= English-Speaking Union Scotland =

The English-Speaking Union Scotland (ESU Scotland) is an educational Scottish charity whose purpose, shared with the English-Speaking Union internationally, is to promote international understanding and human achievements through the widening use of the English language throughout the world.

ESU Scotland is based in Edinburgh and retains close links with the ESU's international headquarters at Dartmouth House in Mayfair, London.

The mission statement for ESU Scotland is to:

- Promote global friendship and understanding through English

== Debating and public speaking ==

In many circles the ESU is best known for its major educational activity, the promotion of debate as an educational tool. ESU Scotland runs the ESU Scotland Juniors' tournament, which in the 2008/9 school year received 130 entries from 84 schools.

Former winners include Newcastle Royal Grammar School, Kirkcudbright Academy, Grove Academy and Dollar Academy. Only George Heriot's School and Kirkcudbright Academy have won the Juniors on more than one occasion.

ESU Scotland also administers the Scottish legs of the ESU Schools Mace, the ESU Public Speaking Competition and the John Smith Memorial Mace (named after the former Labour leader and winner of the competition who died in 1994).

ESU Scotland also teaches debate through Outreach Programmes, teacher training and the provision of resources.

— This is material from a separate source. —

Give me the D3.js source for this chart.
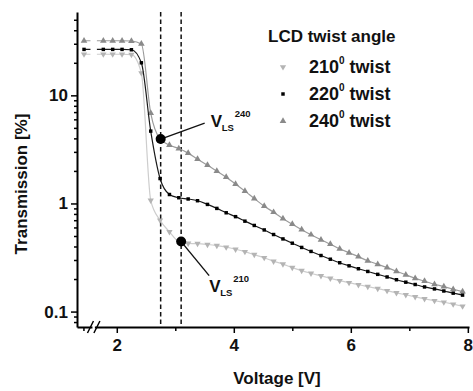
<!DOCTYPE html>
<html>
<head>
<meta charset="utf-8">
<script src="https://cdn.jsdelivr.net/npm/d3@7"></script>
<style>
  body { margin: 0; background: #fff; }
  svg { display: block; }
  text { font-family: "Liberation Sans", Arial, sans-serif; font-weight: bold; fill: #111; }
</style>
</head>
<body>
<svg id="chart" width="473" height="391"></svg>
<script>
// voltage grid (V), first point sits before the axis break
const voltage = [1.44, 1.77, 1.93, 2.09, 2.25, 2.42, 2.58, 2.74, 2.90, 3.06,
                 3.22, 3.38, 3.55, 3.71, 3.87, 4.03, 4.19, 4.35, 4.52, 4.68,
                 4.84, 5.00, 5.16, 5.32, 5.49, 5.65, 5.81, 5.97, 6.13, 6.29,
                 6.46, 6.62, 6.78, 6.94, 7.10, 7.26, 7.43, 7.59, 7.75, 7.91];

// transmission [%]
const t210 = [24.0, 24.0, 24.0, 24.0, 23.8, 16.1, 1.07, 0.70, 0.546, 0.444,
              0.427, 0.425, 0.417, 0.407, 0.394, 0.377, 0.358, 0.336, 0.315, 0.292,
              0.275, 0.255, 0.239, 0.226, 0.214, 0.203, 0.193, 0.185, 0.177, 0.170,
              0.163, 0.156, 0.149, 0.143, 0.137, 0.131, 0.126, 0.122, 0.117, 0.112];
const t220 = [26.6, 26.6, 26.6, 26.6, 26.4, 20.0, 4.67, 1.70, 1.21, 1.13,
              1.10, 1.06, 0.98, 0.90, 0.82, 0.755, 0.686, 0.626, 0.569, 0.516,
              0.470, 0.429, 0.392, 0.360, 0.330, 0.305, 0.283, 0.265, 0.249, 0.235,
              0.221, 0.209, 0.197, 0.187, 0.178, 0.169, 0.162, 0.155, 0.148, 0.142];
const t240 = [32.0, 32.0, 32.0, 32.0, 31.8, 29.9, 6.86, 3.94, 3.47, 3.22,
              2.92, 2.57, 2.26, 1.99, 1.75, 1.51, 1.30, 1.11, 0.944, 0.830,
              0.723, 0.643, 0.572, 0.514, 0.462, 0.420, 0.381, 0.350, 0.322, 0.295,
              0.274, 0.255, 0.236, 0.219, 0.203, 0.191, 0.179, 0.170, 0.161, 0.153];

const seriesNames = ["210", "220", "240"];
const xTicks = [2, 4, 6, 8];
const xMinorTicks = [1.43, 3, 5, 7];
const yTicks = [0.1, 1, 10];
const lsLines = [2.75, 3.10];           // dashed V_LS markers
const lsPoints = [[2.75, 3.94, "240"], [3.10, 0.444, "210"]];
const breakRange = [1.55, 1.66];

const svg = d3.select("#chart");
const x = d3.scaleLinear().domain([1.32, 8.02]).range([77, 469]);
const y = d3.scaleLog().domain([0.072, 59]).range([327, 12]);

const styles = {
  "210": { line: "#cdcdcd", fill: "#b4b4b4", shape: d3.symbolTriangle, rot: 180, size: 17 },
  "220": { line: "#1a1a1a", fill: "#000", shape: d3.symbolSquare, rot: 0, size: 12 },
  "240": { line: "#9c9c9c", fill: "#8a8a8a", shape: d3.symbolTriangle, rot: 0, size: 19 }
};
const values = { "210": t210, "220": t220, "240": t240 };

// clip out the axis break for the curves
const clip = svg.append("clipPath").attr("id", "brk");
clip.append("rect").attr("x", 0).attr("y", 0)
  .attr("width", x(breakRange[0])).attr("height", 391);
clip.append("rect").attr("x", x(breakRange[1])).attr("y", 0)
  .attr("width", 473 - x(breakRange[1])).attr("height", 391);

// dashed lines
svg.selectAll(".ls").data(lsLines).enter().append("line")
  .attr("x1", d => x(d)).attr("x2", d => x(d))
  .attr("y1", y.range()[1]).attr("y2", y.range()[0])
  .attr("stroke", "#111").attr("stroke-width", 1.5)
  .attr("stroke-dasharray", "4.5,3");

const line = d3.line().curve(d3.curveMonotoneX)
  .x(d => x(d[0])).y(d => y(d[1]));

["210", "240", "220"].forEach(name => {
  const st = styles[name];
  const pts = voltage.map((v, i) => [v, values[name][i]]);
  svg.append("path").datum(pts)
    .attr("d", line)
    .attr("fill", "none")
    .attr("stroke", st.line)
    .attr("stroke-width", 1.2)
    .attr("clip-path", "url(#brk)");
  svg.append("g").selectAll("path").data(pts).enter().append("path")
    .attr("d", d3.symbol().type(st.shape).size(st.size))
    .attr("transform", d => `translate(${x(d[0])},${y(d[1])}) rotate(${st.rot})`)
    .attr("fill", st.fill);
});

// axes
svg.append("g").attr("transform", `translate(0,${y.range()[0]})`)
  .call(d3.axisBottom(x).tickValues(xTicks).tickSize(6).tickSizeOuter(0).tickPadding(6)
    .tickFormat(d3.format("d")));
svg.append("g").attr("transform", `translate(0,${y.range()[0]})`)
  .call(d3.axisBottom(x).tickValues(xMinorTicks).tickSize(4).tickFormat(""))
  .call(g => g.select(".domain").remove());

svg.append("g").attr("transform", `translate(${x.range()[0]},0)`)
  .call(d3.axisLeft(y).tickValues(yTicks).tickSize(6).tickSizeOuter(0).tickPadding(3)
    .tickFormat(d => d < 1 ? "0.1" : d3.format("d")(d)));
const minor = y.ticks().filter(d => !yTicks.includes(d));
svg.append("g").attr("transform", `translate(${x.range()[0]},0)`)
  .call(d3.axisLeft(y).tickValues(minor).tickSize(3).tickFormat(""))
  .call(g => g.select(".domain").remove());

svg.selectAll(".domain").attr("stroke", "#000").attr("stroke-width", 2);
svg.selectAll(".tick line").attr("stroke", "#000").attr("stroke-width", 1.5);
svg.selectAll(".tick text").attr("font-size", 17).attr("font-weight", "bold")
  .attr("font-family", '"Liberation Sans", Arial, sans-serif').attr("fill", "#111");

// axis break marks
const bx0 = x(breakRange[0]), bx1 = x(breakRange[1]), by = y.range()[0];
svg.append("rect").attr("x", bx0 + 2).attr("y", by - 2)
  .attr("width", bx1 - bx0 - 4).attr("height", 4).attr("fill", "#fff");
[bx0, bx1].forEach(bx => {
  svg.append("line")
    .attr("x1", bx - 3).attr("y1", by + 6).attr("x2", bx + 3).attr("y2", by - 6)
    .attr("stroke", "#000").attr("stroke-width", 1.5);
});

// axis titles
svg.append("text").attr("x", 277).attr("y", 384)
  .attr("text-anchor", "middle").attr("font-size", 17).text("Voltage [V]");
svg.append("text")
  .attr("transform", "translate(27,184) rotate(-90)")
  .attr("text-anchor", "middle").attr("font-size", 17).text("Transmission [%]");

// V_LS annotations
lsPoints.forEach(p => {
  const cx = x(p[0]), cy = y(p[1]);
  const up = p[2] === "240";
  const lx = up ? cx + 44 : cx + 28, ly = up ? cy - 16 : cy + 34;
  svg.append("line").attr("x1", cx).attr("y1", cy).attr("x2", lx).attr("y2", ly)
    .attr("stroke", "#111").attr("stroke-width", 1.4);
  svg.append("circle").attr("cx", cx).attr("cy", cy).attr("r", 5).attr("fill", "#000");
  const tx = up ? cx + 50 : cx + 28, ty = up ? cy - 12 : cy + 50;
  svg.append("text").attr("x", tx).attr("y", ty).attr("font-size", 17).text("V");
  svg.append("text").attr("x", tx + 11).attr("y", ty + 4).attr("font-size", 9.5).text("LS");
  svg.append("text").attr("x", tx + 24).attr("y", ty - 10).attr("font-size", 9.5).text(p[2]);
});

// legend
const legend = svg.append("g");
legend.append("text").attr("x", 268).attr("y", 42).attr("font-size", 17).text("LCD twist angle");
seriesNames.forEach((name, i) => {
  const st = styles[name];
  const ly = 73 + i * 27;
  legend.append("path")
    .attr("d", d3.symbol().type(st.shape).size(st.size))
    .attr("transform", `translate(283,${ly - 6}) rotate(${st.rot})`)
    .attr("fill", st.fill);
  const t = legend.append("text").attr("x", 309).attr("y", ly).attr("font-size", 18);
  t.append("tspan").text(name);
  t.append("tspan").attr("font-size", 10).attr("dy", -9).text("0");
  t.append("tspan").attr("dy", 9).text(" twist");
});
</script>
</body>
</html>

It was commissioned to write comprehensive learning resources by the Scottish Executive in 2006. These can be found at . In 2008, ESU Scotland was awarded follow-up funding to expand and promote these materials.

In 2009, thanks to charitable trust funding the ESU Scotland can work with over 40 schools from across Scotland by giving away free workshops.

As well as this ESU Scotland offers coaching support to branches and ESUs all over the world and is closely involved with the Scotland Schools Debating Team which competes in the World Schools Debating Championships each year. In 2007, the Scotland team won the World Schools Debating Championships.

== Creative writing competition ==

ESU Scotland runs a creative writing competition in conjunction with the National Galleries of Scotland and the Scottish Poetry Library. It is sponsored by the Scottish Qualifications Authority and supported by The Scotsman newspaper.

This competition requires entrants to write a poem or piece of prose inspired by one of the works in the collections of the National Galleries of Scotland. In 2007, the best entrants from the previous two years will be collated into a book.

== EFL classes ==

ESU Scotland offers part-time English language classes for students at all levels, from beginners to advanced. It holds most classes at the ESU in the centre of Edinburgh or at its Learning Centre in Meadowbank.

== World Members Conference 2008 ==

Every four years, the ESU holds a World Members Conference, and in 2008 the World Members Conference was hosted by ESU Scotland in Edinburgh. Speakers at the Conference included Lord Robertson, Professor David Crystal, Sir Richard Dearlove, Professor Bob Worcester, Sir John Bond, Professor Stanley Wells and Sir Christopher Meyer.

== Scholarships ==

Each year, ESU Scotland runs a number of scholarships:

- The Thyne Scholarship - for young Scots to travel to a country or countries of their choice to study and research their own particular vocation.
- The Page Scholarship - for education professionals. Scholars trave to the US to study a specific aspect of American education.
- The Lady Duke Scholarship - for young professionals wishing to study their vocation in the USA.

== Honorary presidents and vice presidents ==

The current honorary president of ESU Scotland is the presiding officer of the Scottish Parliament, Alex Fergusson. The current vice presidents are Jamie McGrigor MSP, Robin Harper MSP, Mike Pringle MSP, Marlyn Glen MSP and Michael Matheson MSP.

== Branches ==

ESU Scotland has one active branch, the Edinburgh branch. The branch holds various events throughout the year including regular lunches and an annual speech forum.

In early 2009, a steering committee for a Glasgow Branch was started up and an official launch will take place later in 2009.

== Other areas of work ==

ESU Scotland also runs The Call Service, an annual service at the Call Statue in Princes Street Gardens which was erected by Americans of Scottish descent to commemorate Scots who gave their lives during World War I.

ESU Scotland also runs public speaking and speech writing courses for adults and voluntary organisations.